Do we grow our economy more by letting people bring their ideas, work ethic and entrepreneurial spirit to our country and making it easier to do business with us, or do we accomplish more economic growth by closing our borders and forcing other countries and businesses therein to look to other markets for sales and supplies?
This thought struck me Sunday morning as I caught the Women’s Open Championship in the UK. What struck me is there were not any American golfers among the top two pages of the leader board. Thinking back to the World Cup in Russia last month, the American team was not present for this global event.
I recognize these are sporting events, but they are metaphors. If you don’t keep up, the world will move on. But, not keeping up does hit our economy, as well. In the US, unemployment is low, but we are having a hard time filling higher tech manufacturing jobs. US customer service jobs abound in Asia and the Philippines. And, many of our IT jobs are being done by people in India or who have moved here from such locations.

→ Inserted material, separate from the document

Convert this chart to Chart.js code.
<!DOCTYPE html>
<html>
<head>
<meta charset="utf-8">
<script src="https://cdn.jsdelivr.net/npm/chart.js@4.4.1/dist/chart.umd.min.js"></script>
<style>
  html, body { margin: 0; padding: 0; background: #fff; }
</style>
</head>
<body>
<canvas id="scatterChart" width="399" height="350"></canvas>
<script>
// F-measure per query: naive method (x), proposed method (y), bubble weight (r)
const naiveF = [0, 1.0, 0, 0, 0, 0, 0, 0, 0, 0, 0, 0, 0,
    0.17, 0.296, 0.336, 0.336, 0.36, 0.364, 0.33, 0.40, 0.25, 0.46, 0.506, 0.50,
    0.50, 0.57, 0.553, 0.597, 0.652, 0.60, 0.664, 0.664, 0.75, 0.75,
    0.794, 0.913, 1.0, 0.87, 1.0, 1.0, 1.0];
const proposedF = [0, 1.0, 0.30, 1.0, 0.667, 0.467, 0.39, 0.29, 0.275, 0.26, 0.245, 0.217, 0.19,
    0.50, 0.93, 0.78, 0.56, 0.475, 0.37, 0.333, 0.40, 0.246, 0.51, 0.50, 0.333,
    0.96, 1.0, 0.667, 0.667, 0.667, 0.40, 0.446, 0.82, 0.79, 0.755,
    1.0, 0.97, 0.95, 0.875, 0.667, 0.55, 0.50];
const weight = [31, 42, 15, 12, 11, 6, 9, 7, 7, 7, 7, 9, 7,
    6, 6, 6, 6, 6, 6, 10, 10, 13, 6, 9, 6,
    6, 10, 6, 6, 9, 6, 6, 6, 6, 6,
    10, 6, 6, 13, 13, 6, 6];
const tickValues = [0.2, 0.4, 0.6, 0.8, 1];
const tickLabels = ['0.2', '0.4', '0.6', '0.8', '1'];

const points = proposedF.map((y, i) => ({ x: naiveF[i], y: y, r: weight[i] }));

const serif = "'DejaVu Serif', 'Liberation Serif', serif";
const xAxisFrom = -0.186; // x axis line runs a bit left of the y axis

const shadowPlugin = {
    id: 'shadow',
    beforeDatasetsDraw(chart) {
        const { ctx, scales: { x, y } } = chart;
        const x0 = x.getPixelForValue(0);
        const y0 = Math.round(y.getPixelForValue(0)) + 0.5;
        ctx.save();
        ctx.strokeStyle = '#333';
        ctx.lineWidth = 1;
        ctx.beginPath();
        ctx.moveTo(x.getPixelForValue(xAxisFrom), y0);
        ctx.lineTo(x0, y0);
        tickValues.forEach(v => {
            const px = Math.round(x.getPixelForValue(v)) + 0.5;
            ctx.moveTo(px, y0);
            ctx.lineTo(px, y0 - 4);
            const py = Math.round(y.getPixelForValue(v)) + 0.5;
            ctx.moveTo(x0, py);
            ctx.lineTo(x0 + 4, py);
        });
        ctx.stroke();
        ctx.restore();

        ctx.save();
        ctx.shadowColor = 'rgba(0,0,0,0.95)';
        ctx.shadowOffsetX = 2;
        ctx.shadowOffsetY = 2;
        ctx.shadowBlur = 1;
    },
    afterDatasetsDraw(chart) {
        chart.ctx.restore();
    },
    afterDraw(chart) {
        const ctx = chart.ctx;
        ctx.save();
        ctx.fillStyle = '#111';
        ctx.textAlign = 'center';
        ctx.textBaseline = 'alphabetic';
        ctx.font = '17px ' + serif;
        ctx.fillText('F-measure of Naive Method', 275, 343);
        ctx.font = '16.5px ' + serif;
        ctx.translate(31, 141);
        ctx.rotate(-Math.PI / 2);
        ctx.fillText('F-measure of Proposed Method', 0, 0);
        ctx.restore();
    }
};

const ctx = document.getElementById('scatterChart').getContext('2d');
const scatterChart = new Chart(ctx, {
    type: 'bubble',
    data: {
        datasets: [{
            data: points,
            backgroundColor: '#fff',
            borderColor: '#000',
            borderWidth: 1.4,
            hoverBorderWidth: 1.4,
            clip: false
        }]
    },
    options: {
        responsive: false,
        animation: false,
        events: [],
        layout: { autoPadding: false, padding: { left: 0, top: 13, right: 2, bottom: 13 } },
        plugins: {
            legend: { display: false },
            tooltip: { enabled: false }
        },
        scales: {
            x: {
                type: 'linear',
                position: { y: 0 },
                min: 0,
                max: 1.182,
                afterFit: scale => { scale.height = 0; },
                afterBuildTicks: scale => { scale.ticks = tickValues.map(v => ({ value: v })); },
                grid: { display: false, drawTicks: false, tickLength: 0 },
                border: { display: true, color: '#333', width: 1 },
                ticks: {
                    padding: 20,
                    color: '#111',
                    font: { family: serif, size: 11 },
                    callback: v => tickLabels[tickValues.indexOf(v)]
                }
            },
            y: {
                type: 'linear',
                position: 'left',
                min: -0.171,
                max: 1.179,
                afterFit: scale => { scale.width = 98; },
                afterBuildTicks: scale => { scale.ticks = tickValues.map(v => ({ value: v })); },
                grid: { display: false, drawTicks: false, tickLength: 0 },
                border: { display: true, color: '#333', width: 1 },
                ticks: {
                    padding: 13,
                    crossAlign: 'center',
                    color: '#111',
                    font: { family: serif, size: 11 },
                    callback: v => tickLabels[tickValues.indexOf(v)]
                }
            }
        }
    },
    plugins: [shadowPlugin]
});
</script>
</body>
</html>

The first book which spoke to this is The World is Flat,” by Thomas Friedman. We live in a global economy with a global workforce. Employers need the best, cheapest talent they can find. The more commoditized the job, the pendulum swings to cheapest. The less commoditized, the pendulum swings to best. If we cannot fill the jobs here, they will be filled elsewhere. And, it should be noted that companies are leasing robots for $18 an hour, if they cannot fill the job.
We must be mindful of a key data point, immigration is accretive to our economy. Since Innovation is portable, new talent coming here brings more innovation. And, jobs are created around the Innovation. So, we need to be welcoming with better governance over immigration.
We also need to be easier to work with than we have become. When an entity makes it more difficult and less profitable to partner with, its trading partners look to other sources of sales and supplies. This has been happening for the last several months. And, as one farmer said, a subsidy won’t help if the customers go away.
Sadly, this issue has now been politicized, with fear and over-emphasis of causes. As I briefly noted above, the key reasons some areas are suffering are due to chasing cheaper labor and technology. The last issue is the larger concern as a CFO noted in the book “The Rich and the Rest of Us,” by Cornel West and Tavis Smiley, “employers would do without employees if they could.”
So, look back at the simple economic question. What kind of country do we want to be? Then, add in the seasonings of doing the right thing and being safer. Global commerce actually makes the world safer, as you are less likely to go to war with your trading partners.